Como si no lo hubiera oído, la joven sortea varios vehículos hasta llegar a la acera de enfrente.

—¡Ha sido por tu culpa, carnicero! —chilla el tipo a Fanis.

—No soy cirujano —responde él riéndose—. Soy cardiólogo y, si sigues así, te va a dar un infarto.

Pero el tipo no le hace caso. El semáforo está en verde y él avanza a diez por hora, tocando el claxon como un poseso para que la chica regrese al coche, mientras los conductores de atrás le exigen a bocinazos que arranque de una vez.

Fanis se desternilla. Yo observo la escena en silencio, y él repara en mi displicencia.

—¿Ves? Normalmente, te habrías cabreado con el tipo y conmigo, por tomármelo a risa. Ahora te deja indiferente. Mis felicitaciones a la señora Adrianí. No la creía capaz de atarte tan corto.

Se detiene delante de las instalaciones deportivas de San Cosme. Termina de aparcar, muy serio, se vuelve hacia mí. Anochece, y apenas distingo sus rasgos dentro del coche.

—Katerina piensa dejar temporalmente el doctorado para venir a Atenas —me suelta.

—¿Por qué?

—Para ocuparse de tu recuperación. No quiere que acabemos recogiendo lo que quede de ti con una cucharilla. —Hace una breve pausa sin dejar de mirarme—. Le aseguré que no es necesario. Eres un hombre fuerte; sólo falta que te pongas las pilas.

—¿Por eso querías dar una vuelta conmigo? ¿Para hablarme de Katerina?

—Por eso y porque no tiene sentido cambiar la tutela de la madre por los cuidados de la hija. Es a ti a quien corresponde reaccionar. —Calla por un momento, como sopesando lo que va a decirme—. Si sigues así, no podrás volver al servicio. Necesitarás prolongar la baja.

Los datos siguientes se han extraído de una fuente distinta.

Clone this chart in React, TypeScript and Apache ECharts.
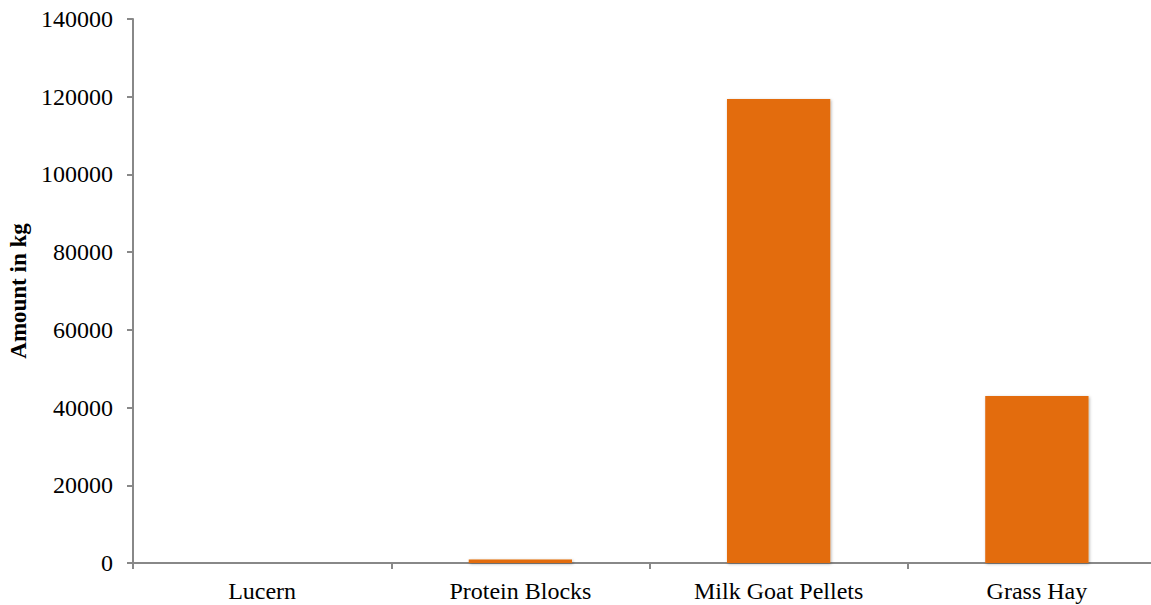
import React, { useEffect, useRef } from "react";
import * as echarts from "echarts";

const categories = ["Lucern", "Protein Blocks", "Milk Goat Pellets", "Grass Hay"];
const amounts = [0, 900, 119400, 43000];
const yAxisTitle = "Amount in kg";

export default function App() {
  const ref = useRef<HTMLDivElement>(null);
  useEffect(() => {
    if (!ref.current) return;
    const chart = echarts.init(ref.current, null, { renderer: "svg" });
    const font = "Liberation Serif, Times New Roman, serif";
    const labelStyle = { color: "#000", fontFamily: font, fontSize: 24, fontWeight: "normal" as const };
    chart.setOption({
      animation: false,
      backgroundColor: "#ffffff",
      textStyle: { fontFamily: font },
      grid: {
        left: 133,
        width: 1033,
        top: 19,
        bottom: 42,
        containLabel: false,
        outerBoundsMode: "none",
      },
      xAxis: {
        type: "category",
        data: categories,
        axisLine: { lineStyle: { color: "#888888", width: 2 } },
        axisTick: { show: true, length: 6, lineStyle: { color: "#888888", width: 2 } },
        axisLabel: { ...labelStyle, margin: 16 },
      },
      yAxis: {
        type: "value",
        min: 0,
        max: 140000,
        interval: 20000,
        name: yAxisTitle,
        nameLocation: "middle",
        nameGap: 103,
        nameRotate: 90,
        nameTextStyle: { color: "#000", fontFamily: font, fontSize: 23, fontWeight: "bold" },
        axisLine: { show: true, lineStyle: { color: "#888888", width: 2 } },
        axisTick: { show: true, length: 6, lineStyle: { color: "#888888", width: 2 } },
        splitLine: { show: false },
        axisLabel: {
          ...labelStyle,
          margin: 20,
          formatter: (v: number) => String(v),
        },
      },
      series: [
        {
          type: "bar",
          data: amounts,
          barWidth: "40%",
          itemStyle: {
            color: "#E36C0A",
            shadowBlur: 3,
            shadowColor: "rgba(0,0,0,0.3)",
            shadowOffsetX: 1,
            shadowOffsetY: 1,
          },
        },
      ],
    });
    return () => chart.dispose();
  }, []);
  return <div ref={ref} style={{ width: 1151, height: 605, position: "absolute", left: 0, top: 0 }} />;
}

—¡Ni en broma! —Por primera vez, mi voz no suena muerta.

—Katerina se encuentra en un momento crucial de su tesis. —Se corta de nuevo, teme hablar más de la cuenta y molestarme—. No le conviene dejarla a medias ahora. Yo no puedo impedírselo. Sólo tú…

Como no obtiene respuesta, se dispone a encender el motor.

—Sois todos muy buenos —murmuro, y él se queda inmóvil con la mano en las llaves—. Mi mujer, siempre pendiente de mí, y tú, que te desvives por animarme, y mi hija, que quiere interrumpir su doctorado para venir a cuidarme. Pero ¿por qué me siento tan mal, a pesar de todo esto?

—Porque no nos mandas al cuerno para hacer lo que te dé la gana. Esto es lo que trato de decirte.

Ahora sí gira la llave, y el coche se pone en marcha. Se despide delante de la puerta de mi casa. No lo invito a subir, porque sé que es su hora de llamar a Katerina.

La mesa de la cocina está puesta para mí.

—¿Qué tal el paseo? —pregunta Adrianí.

—Bien. Hemos ido hasta San Cosme.

—Es verano; el paseo marítimo está muy concurrido. Cuando te encuentres un poco mejor, te sacaré a pasear por la mañana. —Capto el mensaje perfectamente. Ella decidirá cuándo me encontraré mejor, y ella me sacará a pasear—. Siéntate, te serviré la sopita.

—No quiero sopa. Fuera hace calor, la gente se baña en el mar y tú me das sopa de estrellitas para cenar.

—Porque tienes que ponerte bien, Costas. Es bueno para tu recuperación.

—¿Qué médico de mierda ha dicho eso? —Sé que no lo ha prescrito médico alguno; la terapia es de su invención.

Por toda respuesta, Adrianí se lleva el plato hondo, lo llena de sopa y añade un muslo de pollo. Después lo deposita delante de mí en la mesa.

—Si quieres, te lo comes. Yo he cumplido con mi deber —declara y me deja solo en la cocina.

Me agarro de los cantos de la mesa para incorporarme y cantarle las cuarenta, pero las rodillas me flaquean de repente. Mi cólera se desinfla como un tensiómetro, las fuerzas me abandonan y desfallezco. Me siento a la mesa, tomo una rebanada de pan, la corto en pedazos y los echo en la sopa, como los viejos. Al tercer bocado dejo la cuchara en el plato y salgo de la cocina.